Written task:
Leave out all pictures. Return exactly the lines from the top of the material through the line containing "plt.rcParams['font.family'] = ['Liberation".

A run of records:
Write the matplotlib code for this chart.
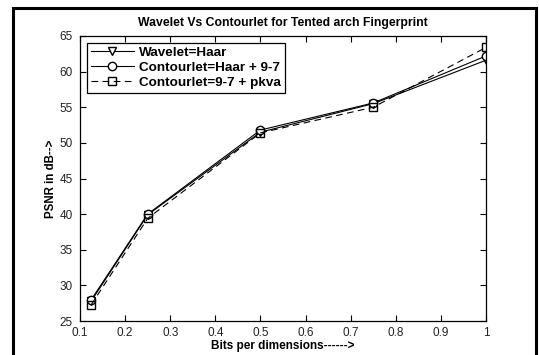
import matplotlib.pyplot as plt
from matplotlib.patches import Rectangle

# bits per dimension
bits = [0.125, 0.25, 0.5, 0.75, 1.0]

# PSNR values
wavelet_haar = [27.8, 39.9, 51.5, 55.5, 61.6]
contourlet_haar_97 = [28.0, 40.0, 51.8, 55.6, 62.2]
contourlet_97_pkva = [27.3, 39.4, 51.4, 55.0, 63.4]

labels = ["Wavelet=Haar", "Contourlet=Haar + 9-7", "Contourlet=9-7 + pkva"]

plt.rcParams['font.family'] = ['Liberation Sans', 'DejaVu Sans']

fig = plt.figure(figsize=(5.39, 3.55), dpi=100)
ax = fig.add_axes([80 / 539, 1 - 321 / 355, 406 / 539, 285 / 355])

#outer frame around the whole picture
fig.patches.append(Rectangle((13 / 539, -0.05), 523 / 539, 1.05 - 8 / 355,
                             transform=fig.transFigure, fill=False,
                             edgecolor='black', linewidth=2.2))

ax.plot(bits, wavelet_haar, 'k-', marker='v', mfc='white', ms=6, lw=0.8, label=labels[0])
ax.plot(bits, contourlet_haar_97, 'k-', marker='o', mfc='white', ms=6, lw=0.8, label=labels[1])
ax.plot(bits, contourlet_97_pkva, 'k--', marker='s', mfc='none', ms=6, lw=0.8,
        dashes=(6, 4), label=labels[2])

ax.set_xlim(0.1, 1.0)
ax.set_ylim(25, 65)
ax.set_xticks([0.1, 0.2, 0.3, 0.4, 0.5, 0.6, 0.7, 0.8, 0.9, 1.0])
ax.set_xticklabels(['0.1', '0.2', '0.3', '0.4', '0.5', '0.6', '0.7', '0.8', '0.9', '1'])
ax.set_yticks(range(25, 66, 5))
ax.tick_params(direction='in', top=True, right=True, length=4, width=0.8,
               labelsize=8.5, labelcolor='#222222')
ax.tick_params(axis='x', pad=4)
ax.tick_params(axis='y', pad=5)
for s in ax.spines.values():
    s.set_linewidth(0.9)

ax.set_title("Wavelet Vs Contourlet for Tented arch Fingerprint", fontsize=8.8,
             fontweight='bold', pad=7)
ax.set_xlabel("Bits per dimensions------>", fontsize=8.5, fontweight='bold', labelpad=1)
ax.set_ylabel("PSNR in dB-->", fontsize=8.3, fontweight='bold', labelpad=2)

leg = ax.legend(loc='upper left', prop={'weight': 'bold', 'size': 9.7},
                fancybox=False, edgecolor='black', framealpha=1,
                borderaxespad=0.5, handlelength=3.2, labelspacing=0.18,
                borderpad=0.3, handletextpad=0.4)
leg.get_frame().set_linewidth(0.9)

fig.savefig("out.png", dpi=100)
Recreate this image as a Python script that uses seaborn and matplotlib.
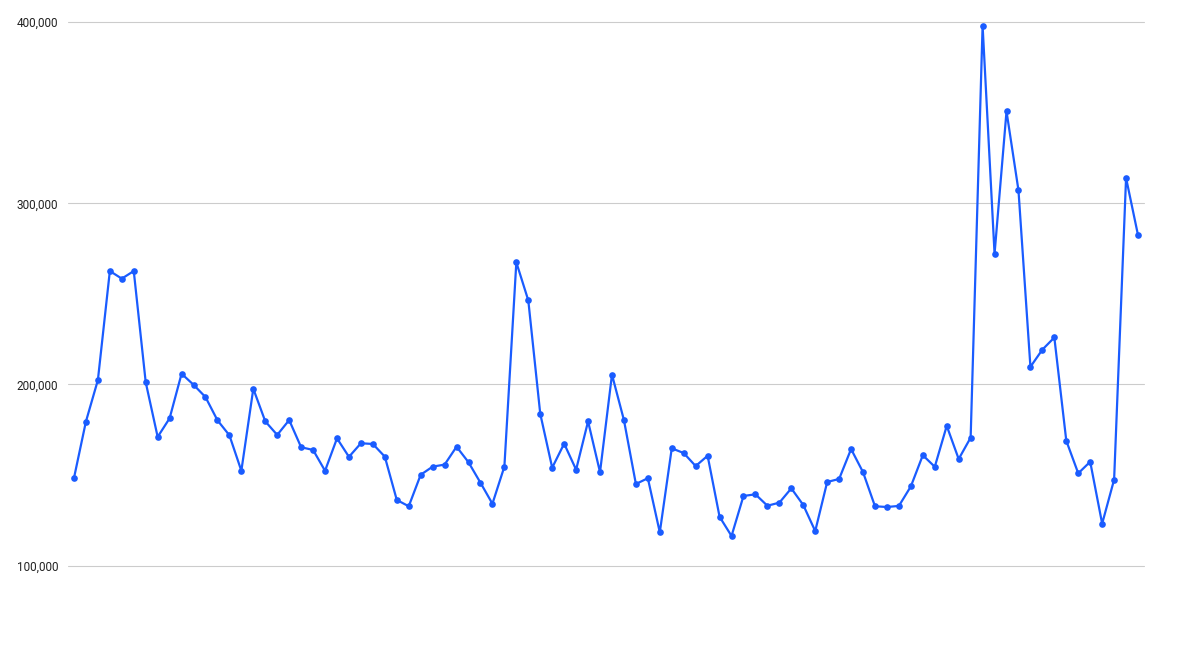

Result of the task:
Write the matplotlib code for this chart.
import matplotlib.pyplot as plt
from matplotlib.patches import Rectangle

# bits per dimension
bits = [0.125, 0.25, 0.5, 0.75, 1.0]

# PSNR values
wavelet_haar = [27.8, 39.9, 51.5, 55.5, 61.6]
contourlet_haar_97 = [28.0, 40.0, 51.8, 55.6, 62.2]
contourlet_97_pkva = [27.3, 39.4, 51.4, 55.0, 63.4]

labels = ["Wavelet=Haar", "Contourlet=Haar + 9-7", "Contourlet=9-7 + pkva"]

plt.rcParams['font.family'] = ['Liberation Sans', 'DejaVu Sans']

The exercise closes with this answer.